Australia backpacker exploitation 'endemic', study finds
One in three backpackers and a quarter of foreign students working in Australia are being paid about half the minimum wage or less, a study has said.
The study, billed as the most comprehensive of its kind, found that wage theft of temporary migrants is endemic in Australia.
Overall, conditions are worst for those employed in food services and on farms, and for workers from Asian countries.
Authorities have urged foreign workers to report cases of exploitation.
More than 4,300 workers from 107 countries were surveyed in the "Wage Theft in Australia" report, conducted by law professors at University of Technology, Sydney (UTS) and University of New South Wales (UNSW).
It found a third of backpackers were paid A$12 (£6.80, $9) per hour or less, well below the legal minimum rate of A$22.13 for casual staff.
On average, Asian workers received lower wages than people from English-speaking countries.

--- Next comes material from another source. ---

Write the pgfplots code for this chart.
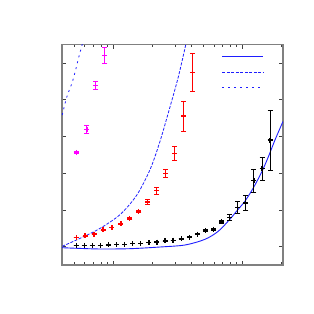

Survey respondents also reported other violations that could amount to criminal forced labour, the authors said.
Minister for Employment Michaelia Cash said the government had made "several important reforms" to address exploitation in the time since the survey began.
'Worked like a machine'
Taiwanese backpacker Amy Chang, 33, said she was not paid in her first month as a slicer at a meatworks in regional New South Wales.
She said she was then paid A$16.86 per hour - less than the minimum wage and what Australian workers at the factory received.
"And you couldn't take sick leave or say no to working overtime, you were just worked like a machine," she said.
Ms Chang said employees knew they were being mistreated, but they were reluctant to speak out.
"Everyone was so scared of losing the job or their visa. Some of the workers joined the unions in the factories, but if you wanted to report the issue, the manager would target you."
The study authors said underpayment remained rampant across all industries, but some fared particularly badly.
"For almost 40% of students and backpackers, their lowest paid job was in a cafe, restaurant or takeaway," said co-author Prof Bassina Farbenblum, from UNSW.
Those paid the worst were undertaking fruit-picking and farm jobs, where one in seven received as little as A$5 per hour, and almost a third earned A$10 per hour or less.
The authors said some conditions could constitute forced labour:
- 91 workers reported having their passport confiscated by an employer
- 173 workers had to pay an upfront "deposit" to secure a job
- 112 workers were asked to pay cash back to their employers after receiving wages.
Half of overseas workers reported either never or rarely ever receiving a pay slip, while almost half said they were paid in cash.
The report also found that a majority of workers knew they were being underpaid, but many did not expect to receive the legal minimum.
This contradicted a popular assumption that foreign workers were unaware of the minimum wage, the authors said.
The government urged workers with concerns to contact Australia's Fair Work Ombudsman.
"It is critical that all employers obey the law and pay the appropriate wage, regardless of the background or those employees," Ms Cash said in a statement.
Since December last year, the government had given the ombudsman greater resources and passed legislation designed to assist vulnerable workers, Ms Cash said.
The Fair Work Ombudsman urged temporary migrants, who make 11% of Australia's workforce, to look up their rights online.